» Goal
Images are not part of the copy; transcribe all the data exactly.
[Start Dataset entries]
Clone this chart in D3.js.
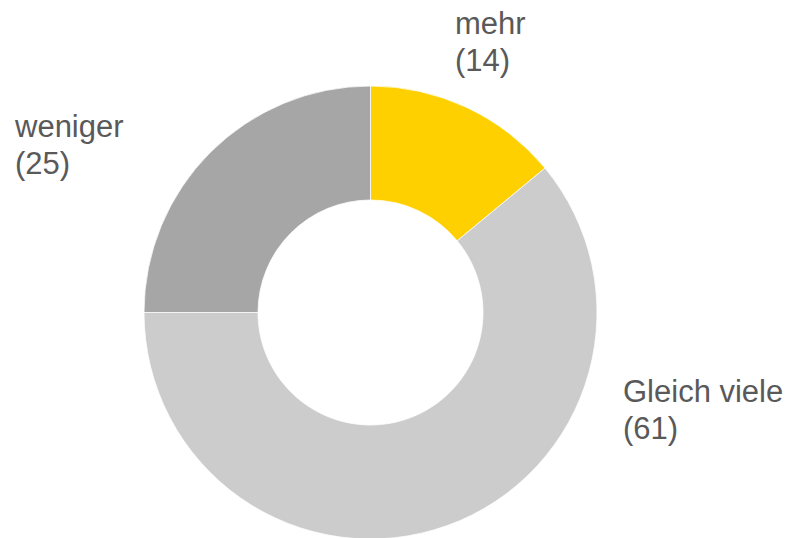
<!DOCTYPE html>
<html>
<head>
<meta charset="utf-8">
<script src="https://cdn.jsdelivr.net/npm/d3@7"></script>
<style>
	html, body { margin: 0; padding: 0; background: #fff; }
	svg { display: block; }
</style>
</head>
<body>
<div id="chart"></div>
<script>
const categories = ["mehr", "Gleich viele", "weniger"];
const values = [14, 61, 25];
const colors = ["#FFD000", "#CCCCCC", "#A6A6A6"];

const W = 791, H = 538;
const cx = 370.5, cy = 312.5;
const outerR = 226.5, innerR = 112.5;

// label anchor points (left edge, first baseline)
const labelPos = [
	{ x: 455, y: 34 },
	{ x: 623, y: 402 },
	{ x: 15, y: 137 }
];

const svg = d3.select("#chart").append("svg")
	.attr("width", W)
	.attr("height", H);

const data = categories.map((c, i) => ({ label: c, value: values[i], color: colors[i] }));

const pie = d3.pie()
	.value(d => d.value)
	.sort(null);

const arc = d3.arc()
	.innerRadius(innerR)
	.outerRadius(outerR);

const g = svg.append("g")
	.attr("transform", `translate(${cx},${cy})`);

g.selectAll("path")
	.data(pie(data))
	.join("path")
	.attr("d", arc)
	.attr("fill", d => d.data.color)
	.attr("stroke", "#fff")
	.attr("stroke-width", 0.75);

// Labels: name + (value)
const labels = svg.selectAll(".slice-label")
	.data(data)
	.join("text")
	.attr("class", "slice-label")
	.attr("x", (d, i) => labelPos[i].x)
	.attr("y", (d, i) => labelPos[i].y)
	.style("fill", "#595959")
	.style("font-family", "'Liberation Sans', Arial, sans-serif")
	.style("font-size", "31px");

labels.append("tspan")
	.attr("x", (d, i) => labelPos[i].x)
	.text(d => d.label);

labels.append("tspan")
	.attr("x", (d, i) => labelPos[i].x)
	.attr("dy", 37)
	.text(d => `(${d.value})`);
</script>
</body>
</html>
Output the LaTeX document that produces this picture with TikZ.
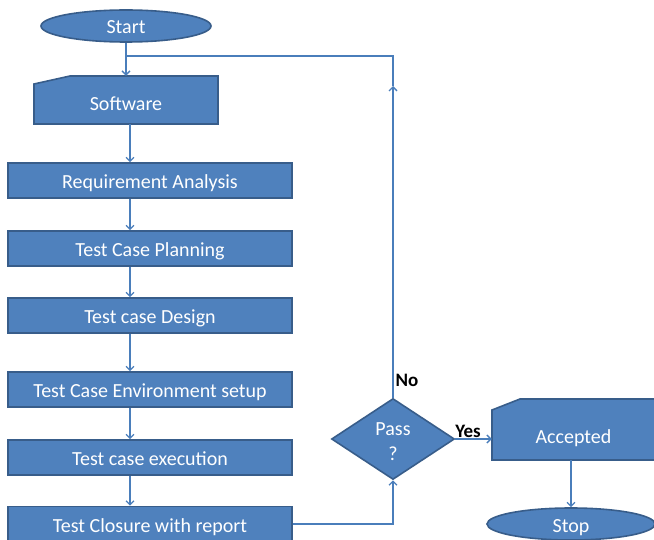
\documentclass[tikz,border=0pt]{standalone}
\usepackage{fontspec}
\setmainfont{Carlito}
\usetikzlibrary{arrows.meta,shapes.geometric,calc}
\definecolor{fillb}{HTML}{4F81BD}
\definecolor{edgeb}{HTML}{385D8A}
\definecolor{lineb}{HTML}{4A7EBB}
\begin{document}
\begin{tikzpicture}[x=1pt,y=-1pt,
  shapefill/.style={draw=edgeb, line width=1.6pt, fill=fillb},
  txt/.style={text=white, font=\fontsize{20}{24}\selectfont, inner sep=0pt, text height=16pt, text depth=0pt},
  box/.style={shapefill, txt, minimum width=284pt, minimum height=35pt},
  term/.style={ellipse, shapefill, txt, minimum width=170pt, minimum height=32pt},
  decision/.style={diamond, shapefill, inner sep=0pt, minimum width=123pt, minimum height=81pt},
  dtxt/.style={text=white, inner sep=0pt, align=center, font=\fontsize{20}{25}\selectfont},
  conn/.style={draw=lineb, line width=1.3pt},
  arr/.style={conn, -{Straight Barb[length=4pt,width=8pt]}},
  lbl/.style={text=black, font=\bfseries\fontsize{19}{22}\selectfont, inner sep=0pt}
]
\useasboundingbox (0,0) rectangle (654,540);

% manual input shapes
\path[shapefill] (34,124) -- (34,84) -- (70,76) -- (218,76) -- (218,124) -- cycle;
\path[shapefill] (492,460) -- (492,410) -- (520,399) -- (655,399) -- (655,460) -- cycle;

\node[term] (start) at (126,26) {Start};
\node[minimum width=184pt, minimum height=48pt, inner sep=0pt,
      label={[txt, yshift=-2.5pt]center:Software}] (sw) at (126,100) {};

\node[box] (req)  at (150,180.5) {Requirement Analysis};
\node[box] (plan) at (150,248.5) {Test Case Planning};
\node[box] (des)  at (150,315.5) {Test case Design};
\node[box] (env)  at (150,389.5) {Test Case Environment setup};
\node[box] (exe)  at (150,457.5) {Test case execution};
\node[box] (clo)  at (150,524) {Test Closure with report};

\node[decision, label={[dtxt, yshift=-3pt]center:Pass\\?}] (dia) at (393,439) {};
\node[minimum width=163pt, minimum height=61pt, inner sep=0pt,
      label={[txt, yshift=-6pt]center:Accepted}] (acc) at (573.5,429.5) {};
\node[term, minimum width=168pt] (stop) at (571,524) {Stop};

\node[lbl] (no)  at (407,380) {No};
\node[lbl] (yes) at (468,431) {Yes};

\coordinate (col) at (130,0);
\coordinate (nomid) at (393,86);
\coordinate (nocorner) at (393,56);
\coordinate (join) at (126,56);

\draw[arr] (start.south) -- (sw.north);
\draw[arr] (col |- sw.south) -- (col |- req.north);
\draw[arr] (col |- req.south) -- (col |- plan.north);
\draw[arr] (col |- plan.south) -- (col |- des.north);
\draw[arr] (col |- des.south) -- (col |- env.north);
\draw[arr] (col |- env.south) -- (col |- exe.north);
\draw[arr] (col |- exe.south) -- (col |- clo.north);
\draw[arr] (clo.east) -- (clo.east -| dia.south) -- (dia.south);
\draw[arr] (dia.north) -- (nomid);
\draw[conn] (nomid) -- (nocorner) -- (join);
\draw[arr] (dia.east) -- (dia.east -| acc.west);
\draw[arr] (acc.south -| stop.north) -- (stop.north);
\end{tikzpicture}
\end{document}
[End Dataset entries]
» Worked solution
Clone this chart in D3.js.
<!DOCTYPE html>
<html>
<head>
<meta charset="utf-8">
<script src="https://cdn.jsdelivr.net/npm/d3@7"></script>
<style>
	html, body { margin: 0; padding: 0; background: #fff; }
	svg { display: block; }
</style>
</head>
<body>
<div id="chart"></div>
<script>
const categories = ["mehr", "Gleich viele", "weniger"];
const values = [14, 61, 25];
const colors = ["#FFD000", "#CCCCCC", "#A6A6A6"];

const W = 791, H = 538;
const cx = 370.5, cy = 312.5;
const outerR = 226.5, innerR = 112.5;

// label anchor points (left edge, first baseline)
const labelPos = [
	{ x: 455, y: 34 },
	{ x: 623, y: 402 },
	{ x: 15, y: 137 }
];

const svg = d3.select("#chart").append("svg")
	.attr("width", W)
	.attr("height", H);

const data = categories.map((c, i) => ({ label: c, value: values[i], color: colors[i] }));

const pie = d3.pie()
	.value(d => d.value)
	.sort(null);

const arc = d3.arc()
	.innerRadius(innerR)
	.outerRadius(outerR);

const g = svg.append("g")
	.attr("transform", `translate(${cx},${cy})`);

g.selectAll("path")
	.data(pie(data))
	.join("path")
	.attr("d", arc)
	.attr("fill", d => d.data.color)
	.attr("stroke", "#fff")
	.attr("stroke-width", 0.75);

// Labels: name + (value)
const labels = svg.selectAll(".slice-label")
	.data(data)
	.join("text")
	.attr("class", "slice-label")
	.attr("x", (d, i) => labelPos[i].x)
	.attr("y", (d, i) => labelPos[i].y)
	.style("fill", "#595959")
	.style("font-family", "'Liberation Sans', Arial, sans-serif")
	.style("font-size", "31px");

labels.append("tspan")
	.attr("x", (d, i) => labelPos[i].x)
	.text(d => d.label);

labels.append("tspan")
	.attr("x", (d, i) => labelPos[i].x)
	.attr("dy", 37)
	.text(d => `(${d.value})`);
</script>
</body>
</html>
Output the LaTeX document that produces this picture with TikZ.
\documentclass[tikz,border=0pt]{standalone}
\usepackage{fontspec}
\setmainfont{Carlito}
\usetikzlibrary{arrows.meta,shapes.geometric,calc}
\definecolor{fillb}{HTML}{4F81BD}
\definecolor{edgeb}{HTML}{385D8A}
\definecolor{lineb}{HTML}{4A7EBB}
\begin{document}
\begin{tikzpicture}[x=1pt,y=-1pt,
  shapefill/.style={draw=edgeb, line width=1.6pt, fill=fillb},
  txt/.style={text=white, font=\fontsize{20}{24}\selectfont, inner sep=0pt, text height=16pt, text depth=0pt},
  box/.style={shapefill, txt, minimum width=284pt, minimum height=35pt},
  term/.style={ellipse, shapefill, txt, minimum width=170pt, minimum height=32pt},
  decision/.style={diamond, shapefill, inner sep=0pt, minimum width=123pt, minimum height=81pt},
  dtxt/.style={text=white, inner sep=0pt, align=center, font=\fontsize{20}{25}\selectfont},
  conn/.style={draw=lineb, line width=1.3pt},
  arr/.style={conn, -{Straight Barb[length=4pt,width=8pt]}},
  lbl/.style={text=black, font=\bfseries\fontsize{19}{22}\selectfont, inner sep=0pt}
]
\useasboundingbox (0,0) rectangle (654,540);

% manual input shapes
\path[shapefill] (34,124) -- (34,84) -- (70,76) -- (218,76) -- (218,124) -- cycle;
\path[shapefill] (492,460) -- (492,410) -- (520,399) -- (655,399) -- (655,460) -- cycle;

\node[term] (start) at (126,26) {Start};
\node[minimum width=184pt, minimum height=48pt, inner sep=0pt,
      label={[txt, yshift=-2.5pt]center:Software}] (sw) at (126,100) {};

\node[box] (req)  at (150,180.5) {Requirement Analysis};
\node[box] (plan) at (150,248.5) {Test Case Planning};
\node[box] (des)  at (150,315.5) {Test case Design};
\node[box] (env)  at (150,389.5) {Test Case Environment setup};
\node[box] (exe)  at (150,457.5) {Test case execution};
\node[box] (clo)  at (150,524) {Test Closure with report};

\node[decision, label={[dtxt, yshift=-3pt]center:Pass\\?}] (dia) at (393,439) {};
\node[minimum width=163pt, minimum height=61pt, inner sep=0pt,
      label={[txt, yshift=-6pt]center:Accepted}] (acc) at (573.5,429.5) {};
\node[term, minimum width=168pt] (stop) at (571,524) {Stop};

\node[lbl] (no)  at (407,380) {No};
\node[lbl] (yes) at (468,431) {Yes};

\coordinate (col) at (130,0);
\coordinate (nomid) at (393,86);
\coordinate (nocorner) at (393,56);
\coordinate (join) at (126,56);

\draw[arr] (start.south) -- (sw.north);
\draw[arr] (col |- sw.south) -- (col |- req.north);
\draw[arr] (col |- req.south) -- (col |- plan.north);
\draw[arr] (col |- plan.south) -- (col |- des.north);
\draw[arr] (col |- des.south) -- (col |- env.north);
\draw[arr] (col |- env.south) -- (col |- exe.north);
\draw[arr] (col |- exe.south) -- (col |- clo.north);
\draw[arr] (clo.east) -- (clo.east -| dia.south) -- (dia.south);
\draw[arr] (dia.north) -- (nomid);
\draw[conn] (nomid) -- (nocorner) -- (join);
\draw[arr] (dia.east) -- (dia.east -| acc.west);
\draw[arr] (acc.south -| stop.north) -- (stop.north);
\end{tikzpicture}
\end{document}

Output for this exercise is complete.